▸ **WHAT THE TASK ASKS**: Take the data that follows and retype it word for word.

▸ **SOURCE MATERIAL**:
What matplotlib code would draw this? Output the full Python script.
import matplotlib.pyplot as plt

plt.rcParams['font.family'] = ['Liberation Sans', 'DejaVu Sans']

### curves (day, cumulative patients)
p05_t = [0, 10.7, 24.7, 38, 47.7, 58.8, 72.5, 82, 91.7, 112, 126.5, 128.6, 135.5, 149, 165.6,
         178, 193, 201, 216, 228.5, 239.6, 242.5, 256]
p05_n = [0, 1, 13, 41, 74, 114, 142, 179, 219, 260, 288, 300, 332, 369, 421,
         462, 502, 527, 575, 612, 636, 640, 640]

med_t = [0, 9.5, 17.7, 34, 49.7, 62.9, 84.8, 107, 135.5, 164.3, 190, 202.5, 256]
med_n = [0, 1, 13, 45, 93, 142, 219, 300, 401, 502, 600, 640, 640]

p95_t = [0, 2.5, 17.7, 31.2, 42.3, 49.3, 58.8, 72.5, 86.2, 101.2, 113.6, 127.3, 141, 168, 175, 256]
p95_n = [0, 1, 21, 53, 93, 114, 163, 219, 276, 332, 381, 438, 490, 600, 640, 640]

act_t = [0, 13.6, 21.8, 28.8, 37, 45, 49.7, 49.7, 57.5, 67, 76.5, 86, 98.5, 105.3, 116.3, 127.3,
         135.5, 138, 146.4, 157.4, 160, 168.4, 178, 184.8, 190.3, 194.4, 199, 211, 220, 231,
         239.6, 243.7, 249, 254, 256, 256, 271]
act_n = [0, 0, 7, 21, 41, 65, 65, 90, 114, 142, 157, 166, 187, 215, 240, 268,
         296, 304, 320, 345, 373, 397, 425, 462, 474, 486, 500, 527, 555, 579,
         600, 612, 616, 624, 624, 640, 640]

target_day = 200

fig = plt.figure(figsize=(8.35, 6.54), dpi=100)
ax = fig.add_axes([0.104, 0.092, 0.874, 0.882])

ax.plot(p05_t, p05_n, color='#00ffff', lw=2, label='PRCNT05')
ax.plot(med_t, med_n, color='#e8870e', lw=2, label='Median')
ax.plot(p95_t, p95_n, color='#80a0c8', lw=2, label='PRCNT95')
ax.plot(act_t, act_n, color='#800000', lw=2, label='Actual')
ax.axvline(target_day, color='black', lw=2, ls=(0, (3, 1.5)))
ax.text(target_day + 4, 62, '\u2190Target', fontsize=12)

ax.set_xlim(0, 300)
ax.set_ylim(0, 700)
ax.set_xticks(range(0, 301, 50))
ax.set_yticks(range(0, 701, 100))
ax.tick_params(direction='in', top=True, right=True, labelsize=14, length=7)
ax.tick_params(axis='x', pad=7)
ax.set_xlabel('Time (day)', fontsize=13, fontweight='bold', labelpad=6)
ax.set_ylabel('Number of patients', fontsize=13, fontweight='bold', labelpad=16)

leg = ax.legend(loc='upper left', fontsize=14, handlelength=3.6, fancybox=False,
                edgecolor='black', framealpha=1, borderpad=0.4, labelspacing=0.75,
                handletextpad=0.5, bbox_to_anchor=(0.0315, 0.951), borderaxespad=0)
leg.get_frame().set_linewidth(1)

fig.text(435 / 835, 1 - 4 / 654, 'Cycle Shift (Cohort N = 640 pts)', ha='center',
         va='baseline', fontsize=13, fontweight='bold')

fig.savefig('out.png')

▸ **THE RESULT**:
What matplotlib code would draw this? Output the full Python script.
import matplotlib.pyplot as plt

plt.rcParams['font.family'] = ['Liberation Sans', 'DejaVu Sans']

### curves (day, cumulative patients)
p05_t = [0, 10.7, 24.7, 38, 47.7, 58.8, 72.5, 82, 91.7, 112, 126.5, 128.6, 135.5, 149, 165.6,
         178, 193, 201, 216, 228.5, 239.6, 242.5, 256]
p05_n = [0, 1, 13, 41, 74, 114, 142, 179, 219, 260, 288, 300, 332, 369, 421,
         462, 502, 527, 575, 612, 636, 640, 640]

med_t = [0, 9.5, 17.7, 34, 49.7, 62.9, 84.8, 107, 135.5, 164.3, 190, 202.5, 256]
med_n = [0, 1, 13, 45, 93, 142, 219, 300, 401, 502, 600, 640, 640]

p95_t = [0, 2.5, 17.7, 31.2, 42.3, 49.3, 58.8, 72.5, 86.2, 101.2, 113.6, 127.3, 141, 168, 175, 256]
p95_n = [0, 1, 21, 53, 93, 114, 163, 219, 276, 332, 381, 438, 490, 600, 640, 640]

act_t = [0, 13.6, 21.8, 28.8, 37, 45, 49.7, 49.7, 57.5, 67, 76.5, 86, 98.5, 105.3, 116.3, 127.3,
         135.5, 138, 146.4, 157.4, 160, 168.4, 178, 184.8, 190.3, 194.4, 199, 211, 220, 231,
         239.6, 243.7, 249, 254, 256, 256, 271]
act_n = [0, 0, 7, 21, 41, 65, 65, 90, 114, 142, 157, 166, 187, 215, 240, 268,
         296, 304, 320, 345, 373, 397, 425, 462, 474, 486, 500, 527, 555, 579,
         600, 612, 616, 624, 624, 640, 640]

target_day = 200

fig = plt.figure(figsize=(8.35, 6.54), dpi=100)
ax = fig.add_axes([0.104, 0.092, 0.874, 0.882])

ax.plot(p05_t, p05_n, color='#00ffff', lw=2, label='PRCNT05')
ax.plot(med_t, med_n, color='#e8870e', lw=2, label='Median')
ax.plot(p95_t, p95_n, color='#80a0c8', lw=2, label='PRCNT95')
ax.plot(act_t, act_n, color='#800000', lw=2, label='Actual')
ax.axvline(target_day, color='black', lw=2, ls=(0, (3, 1.5)))
ax.text(target_day + 4, 62, '\u2190Target', fontsize=12)

ax.set_xlim(0, 300)
ax.set_ylim(0, 700)
ax.set_xticks(range(0, 301, 50))
ax.set_yticks(range(0, 701, 100))
ax.tick_params(direction='in', top=True, right=True, labelsize=14, length=7)
ax.tick_params(axis='x', pad=7)
ax.set_xlabel('Time (day)', fontsize=13, fontweight='bold', labelpad=6)
ax.set_ylabel('Number of patients', fontsize=13, fontweight='bold', labelpad=16)

leg = ax.legend(loc='upper left', fontsize=14, handlelength=3.6, fancybox=False,
                edgecolor='black', framealpha=1, borderpad=0.4, labelspacing=0.75,
                handletextpad=0.5, bbox_to_anchor=(0.0315, 0.951), borderaxespad=0)
leg.get_frame().set_linewidth(1)

fig.text(435 / 835, 1 - 4 / 654, 'Cycle Shift (Cohort N = 640 pts)', ha='center',
         va='baseline', fontsize=13, fontweight='bold')

fig.savefig('out.png')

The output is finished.